§ **WHAT THE TASK ASKS**: Print exactly the lines from the first one down to the line containing "plt.rcParams['font.family'] = ['DejaVu Sans']", both ends included, with no pictures and nothing else.

□ □ □ □ □

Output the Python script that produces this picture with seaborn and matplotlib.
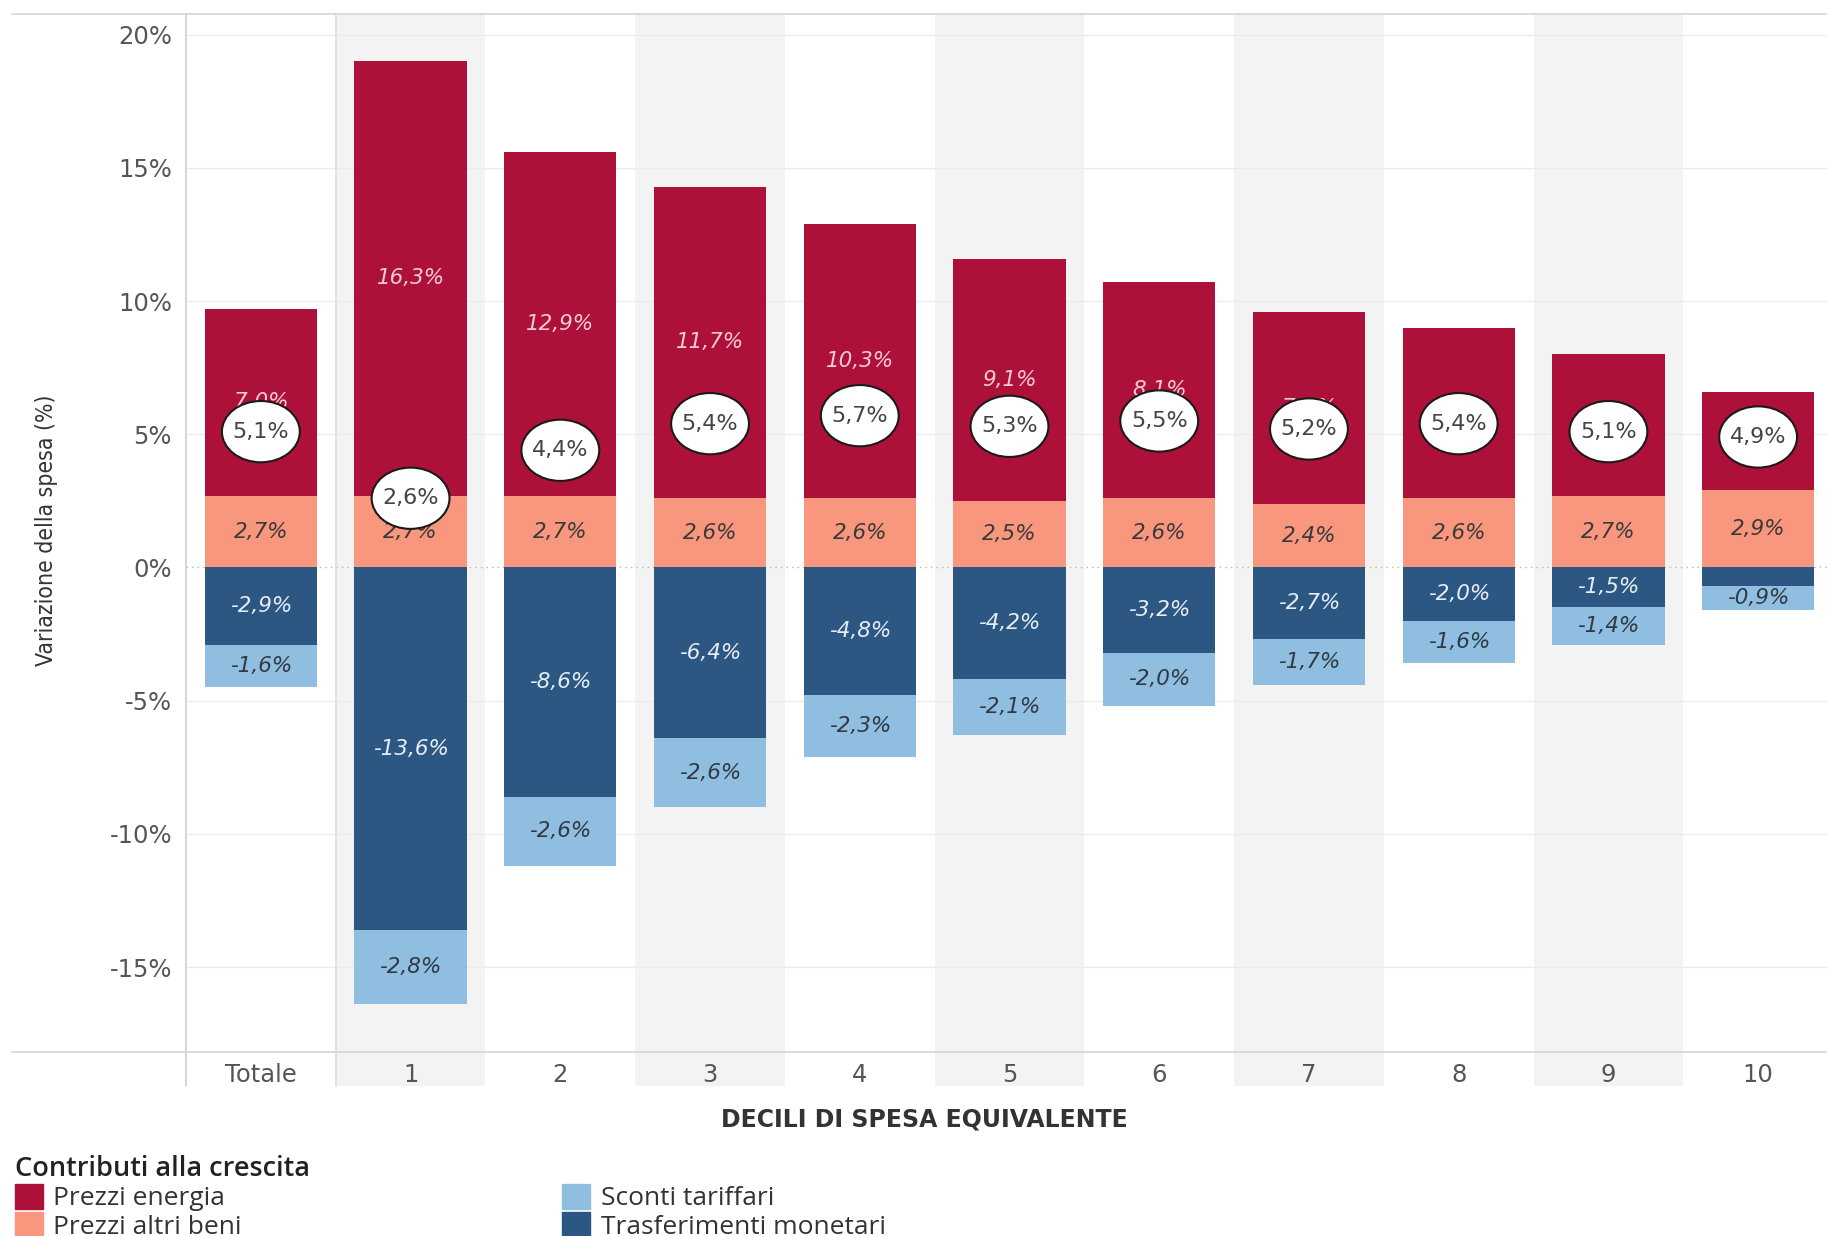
import numpy as np
import pandas as pd
import seaborn as sns
import matplotlib.pyplot as plt
from matplotlib.patches import Ellipse, Patch

# dati
categorie = ['Totale', '1', '2', '3', '4', '5', '6', '7', '8', '9', '10']
prezzi_energia = [7.0, 16.3, 12.9, 11.7, 10.3, 9.1, 8.1, 7.2, 6.4, 5.3, 3.7]
prezzi_altri = [2.7, 2.7, 2.7, 2.6, 2.6, 2.5, 2.6, 2.4, 2.6, 2.7, 2.9]
trasferimenti = [-2.9, -13.6, -8.6, -6.4, -4.8, -4.2, -3.2, -2.7, -2.0, -1.5, -0.7]
sconti = [-1.6, -2.8, -2.6, -2.6, -2.3, -2.1, -2.0, -1.7, -1.6, -1.4, -0.9]
variazione_netta = [5.1, 2.6, 4.4, 5.4, 5.7, 5.3, 5.5, 5.2, 5.4, 5.1, 4.9]
y_ticks = [-15, -10, -5, 0, 5, 10, 15, 20]

col_energia = '#ad1038'
col_altri = '#f8977d'
col_trasf = '#2b5782'
col_sconti = '#8fbee0'

sns.set_style('white')
plt.rcParams['font.family'] = ['DejaVu Sans']


def pct(v):
    return f"{v:.1f}%".replace('.', ',')


df = pd.DataFrame({
    'decile': categorie,
    'energia': prezzi_energia,
    'altri': prezzi_altri,
    'trasf': trasferimenti,
    'sconti': sconti,
    'netta': variazione_netta,
})
df['pos_tot'] = df['altri'] + df['energia']
df['neg_tot'] = df['trasf'] + df['sconti']

fig = plt.figure(figsize=(18.27, 12.36), dpi=100)
ax = fig.add_axes([186 / 1827, 1 - 1052 / 1236, 1641 / 1827, 1038 / 1236])

# colonne alternate grigie
for i in [1, 3, 5, 7, 9]:
    ax.axvspan(i - 0.5, i + 0.5, ymin=-0.033, ymax=1, color='#f3f3f3',
               zorder=0, clip_on=False, lw=0)

# griglia
for t in y_ticks:
    if t == 0:
        ax.axhline(0, color='#b5b5b5', lw=1, ls=(0, (1, 3)), zorder=0.5)
    else:
        ax.axhline(t, color='#ebebeb', lw=1, zorder=0.5)

# barre sovrapposte (stack)
kw = dict(order=categorie, width=0.75, errorbar=None, saturation=1, ax=ax, zorder=2,
          linewidth=0, edgecolor='none')
sns.barplot(data=df, x='decile', y='pos_tot', color=col_energia, **kw)
sns.barplot(data=df, x='decile', y='altri', color=col_altri, **kw)
sns.barplot(data=df, x='decile', y='neg_tot', color=col_sconti, **kw)
sns.barplot(data=df, x='decile', y='trasf', color=col_trasf, **kw)

# etichette dei segmenti
lab_kw = dict(ha='center', va='center', fontsize=15.5, style='italic', zorder=4)
for i, r in df.iterrows():
    y_en = r['altri'] + r['energia'] / 2
    # etichetta nascosta se coperta dall'ovale
    if abs(y_en - r['netta']) > 0.6:
        ax.text(i, y_en, pct(r['energia']), color='#f5cbd6', **lab_kw)
    ax.text(i, r['altri'] / 2, pct(r['altri']), color='#3a3a3a', **lab_kw)
    if abs(r['trasf']) >= 1:
        ax.text(i, r['trasf'] / 2, pct(r['trasf']), color='#e6edf5', **lab_kw)
    ax.text(i, r['trasf'] + r['sconti'] / 2, pct(r['sconti']), color='#2f3a45', **lab_kw)
    # variazione netta
    ax.add_patch(Ellipse((i, r['netta']), width=0.52, height=2.3, facecolor='white',
                         edgecolor='#1a1a1a', lw=1.5, zorder=5))
    ax.text(i, r['netta'], pct(r['netta']), ha='center', va='center', fontsize=16,
            color='#444444', zorder=6)

ax.set_xlim(-0.5, 10.46)
ax.set_ylim(-18.19, 20.78)
ax.set_yticks(y_ticks)
ax.set_yticklabels([f'{t}%' for t in y_ticks], fontsize=17.5, color='#555555')
ax.set_xticks(range(len(categorie)))
ax.set_xticklabels(categorie, fontsize=17.5, color='#555555')
ax.tick_params(axis='both', length=0)
ax.tick_params(axis='y', pad=10)
ax.tick_params(axis='x', pad=8)
ax.set_xlabel('')
ax.set_ylabel('')
for s in ax.spines.values():
    s.set_visible(False)

# linee di cornice
ax.plot([-0.106, 1], [1, 1], transform=ax.transAxes, color='#d4d4d4', lw=1.2, clip_on=False)
ax.plot([-0.106, 1], [0, 0], transform=ax.transAxes, color='#d4d4d4', lw=1.2, clip_on=False)
ax.plot([0, 0], [-0.033, 1], transform=ax.transAxes, color='#cfcfcf', lw=1.2, clip_on=False)
ax.plot([0.5, 0.5], [-0.033, 1], transform=ax.get_xaxis_transform(), color='#dcdcdc',
        lw=1.2, clip_on=False)

fig.text(47 / 1827, 1 - 530 / 1236, 'Variazione della spesa (%)', rotation=90,
         ha='center', va='center', fontsize=16.5, color='#333333',
         family='DejaVu Sans', fontstretch='condensed')
fig.text(924 / 1827, 1 - 1119 / 1236, 'DECILI DI SPESA EQUIVALENTE', ha='center',
         va='center', fontsize=17, fontweight='bold', color='#333333')

handles = [Patch(color=col_energia), Patch(color=col_altri),
           Patch(color=col_sconti), Patch(color=col_trasf)]
labels = ['Prezzi energia', 'Prezzi altri beni', 'Sconti tariffari', 'Trasferimenti monetari']
leg = fig.legend(handles, labels, loc='upper left', bbox_to_anchor=(15 / 1827, 1 - 1155 / 1236),
                 ncol=2, frameon=False, title='Contributi alla crescita', alignment='left',
                 prop={'family': 'Open Sans', 'size': 19}, handlelength=1.05, handleheight=1.05,
                 handletextpad=0.4, labelspacing=0.04, columnspacing=12.15, borderpad=0,
                 borderaxespad=0)
leg.get_title().set_fontsize(19.5)
leg.get_title().set_fontfamily('Open Sans')
leg.get_title().set_fontweight('semibold')
leg.get_title().set_color('#222222')
for t in leg.get_texts():
    t.set_color('#333333')

fig.savefig('out.png', dpi=100)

□ □ □ □ □

§ **FINISHED EXERCISE**:
Output the Python script that produces this picture with seaborn and matplotlib.
import numpy as np
import pandas as pd
import seaborn as sns
import matplotlib.pyplot as plt
from matplotlib.patches import Ellipse, Patch

# dati
categorie = ['Totale', '1', '2', '3', '4', '5', '6', '7', '8', '9', '10']
prezzi_energia = [7.0, 16.3, 12.9, 11.7, 10.3, 9.1, 8.1, 7.2, 6.4, 5.3, 3.7]
prezzi_altri = [2.7, 2.7, 2.7, 2.6, 2.6, 2.5, 2.6, 2.4, 2.6, 2.7, 2.9]
trasferimenti = [-2.9, -13.6, -8.6, -6.4, -4.8, -4.2, -3.2, -2.7, -2.0, -1.5, -0.7]
sconti = [-1.6, -2.8, -2.6, -2.6, -2.3, -2.1, -2.0, -1.7, -1.6, -1.4, -0.9]
variazione_netta = [5.1, 2.6, 4.4, 5.4, 5.7, 5.3, 5.5, 5.2, 5.4, 5.1, 4.9]
y_ticks = [-15, -10, -5, 0, 5, 10, 15, 20]

col_energia = '#ad1038'
col_altri = '#f8977d'
col_trasf = '#2b5782'
col_sconti = '#8fbee0'

sns.set_style('white')
plt.rcParams['font.family'] = ['DejaVu Sans']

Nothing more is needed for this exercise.